Department for Infrastructure officials have said they are aware of widespread concerns over potholes in Derry, but insist budget pressures are impacting on maintenance.
The Department was speaking in answer to frustration and concern expressed by local people and elected representatives over the sheer volume of potholes and other road defects across the city.
As of this week, road users have reported potholes along Racecourse Road, Ballyarnett, Culmore Road, Iniscarn Road, Northland Road, Tamnaherin Road, Otterbank Road, Broadbridge, Ardlough Road, Springtown Road, Lone Moor Road and Lansdowne Road among others.
Some local motorists have also reported damage to vehicles as a result of the problem.
Local councillors have called for efforts to be redoubled to try to repair the damage which the Department has said has been exacerbated by the recent winter weather.
Sinn Féin Councillor for the Ballyarnett area, Sandra Duffy, has written to Transport NI asking for a full assessment of the state of the Racecourse Road at Ballyarnett.
She said: “This road has become a patchwork of dangerous potholes. I have been inundated by local residents who have complained about damage to their cars’ suspension and tire blowouts as a result of hitting these potholes.”
SDLP Councillor Shauna Cusack encouraged people to pursue compensation following any damage to their vehicles by potholes. She said: “I would encourage anyone who finds themselves in this position to collate as much evidence as possible with pictures of the cause and of the damage to your car. Advice and claim forms can be found on the NIDirect website or you can contact your local office Claims Unit at Orchard House or call 03002007810.”

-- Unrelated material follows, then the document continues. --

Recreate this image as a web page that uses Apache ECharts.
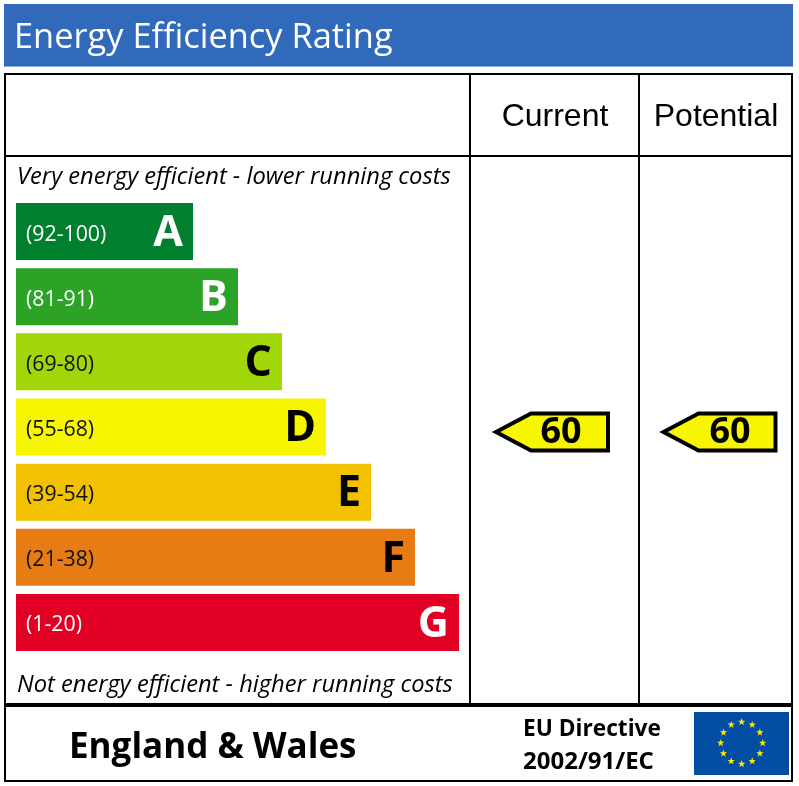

Sinn Féin Councillor Paul Fleming said there were also dangerous pot holes across rural areas. “I fully understand the pressures that Transport NI are under with repairs but I would ask them, where possible, to prioritise the repair of pot holes on busy roads,” he said, adding: “I would call on members of the public to contact Transport NI to alert their attention to any roads that require repair.” Many of these issues, he says, can be reported online: www.nidirect.gov.uk/services/report-pothole.
A Department for Infrastructure spokesperson said: “The Department has been operating in a challenging budgetary position for some time and this has been having an impact on all road maintenance activities and the condition of the road network.
“In addition, the recent winter weather has had an impact on the road network with water ingress and freeze thaw action after heavy rainfall and cold snaps leading to the formation of more potholes. DfI Roads are aware of the current issue with potholes in the Derry area and all available resources will be mobilised to address this issue as quickly as possible.”
The spokesperson said that public safety remained a key priority and, despite the budgetary situation, the Department has, in this financial year, delivered a significant programme of resurfacing and surface dressing and continues to carry out routine maintenance, including pothole repairs, to meet all essential public safety requirements.
“There is a balance to be struck between building new roads and public transport provision and maintaining what we already have,” he said. “The Department of Finance recently published a briefing paper which outlines the impact of a number of future budget scenarios and we would welcome comments. Any decisions on budget allocation will be for a future Minister for Infrastructure. As always and, in particular during periods of bad weather, we would encourage road users to be mindful of road conditions and adjust the way they drive, ride or cycle to ensure it is appropriate for the conditions.”